Fifty years ago when I was One Cypher (10), the one thing I loved with all my fibres was the green coloured Raleigh bicycle of our neighbour Gopalakrishnan alias Gopu aged Two Cypher (20) . Gopu was an engineering student. His father bought for him a beautiful Raleigh cycle for his 20th birthday. It’s shining handle bar, green glittering frame and sparkling wheels with spokes captivated me. What really stole my heart was the Miller brand dynamo headlight .When Gopu came riding into our compound at night the miller head light would throw a bright beam of light like the headlight of a locomotive. He was the luckiest person on earth then for me. It was to him what a baby was to its mother.
First thing he would see every morning after he woke up was his green Raleigh which he fondly named Parrot. He tied a velvet hood around the headlight to save it from scratches. Parrot brought him closer to his girlfriend Parimala the macaw. I was jealous of Gopu not because he got beautiful Parimala as his girlfriend but because he possessed this charming cycle.

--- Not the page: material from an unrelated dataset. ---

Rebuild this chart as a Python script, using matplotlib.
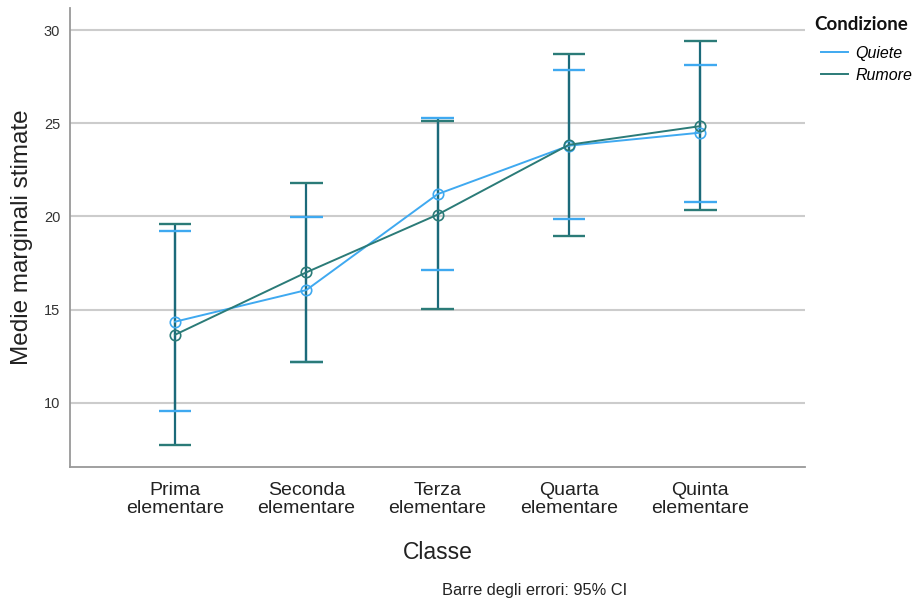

I recalled how for the last three years I was pestering my father to buy a bicycle for me. He kept repeating that I should attain first rank in the class to become eligible for a cycle knowing very well that such a thing would never happen. Once I told Gopu that I was ready to clean and polish his cycle everyday provided he agreed to allow me to ride his cycle up and down our street just once a week. Over jealous Gopu turned down my generous offer even though Parimala pressed him to agree to my proposal. “If my cycle gets just one scratch I will get a heart attack" he said.
But in a week's time something bigger than mere scratch was inflicted on his beloved cycle when one dark night he collided head on with a bullock cart while returning from a night show. He providentially escaped with scratches but his cycle unfortunately suffered multiple fractures.
A father would not have grieved for his injured son as much as Gopu did for his cycle. The cycle lay at a repair shop for a week in a coma. When it came back after discharge Gopu was upset. His cycle was far from its old self. After test riding he was unhappy. “Parrot has lost its good looks and smoothness. I don't want it anymore. I will get my father to buy a new cycle. If you want you can take it. But you have to pay me 100. You can do it in three instalments”
I ran to my father to convey Gopu's offer. My father gave me one long look of angry refusal with sparks in his eyes. I just withdrew from the scene walking backward.
Though I bought not one but three cycles, two motorcycles and even a car when I grew up and got a good job, the unfulfilled boyhood desire to go to school riding my own cycle still burns unextinguished in a corner of my heart.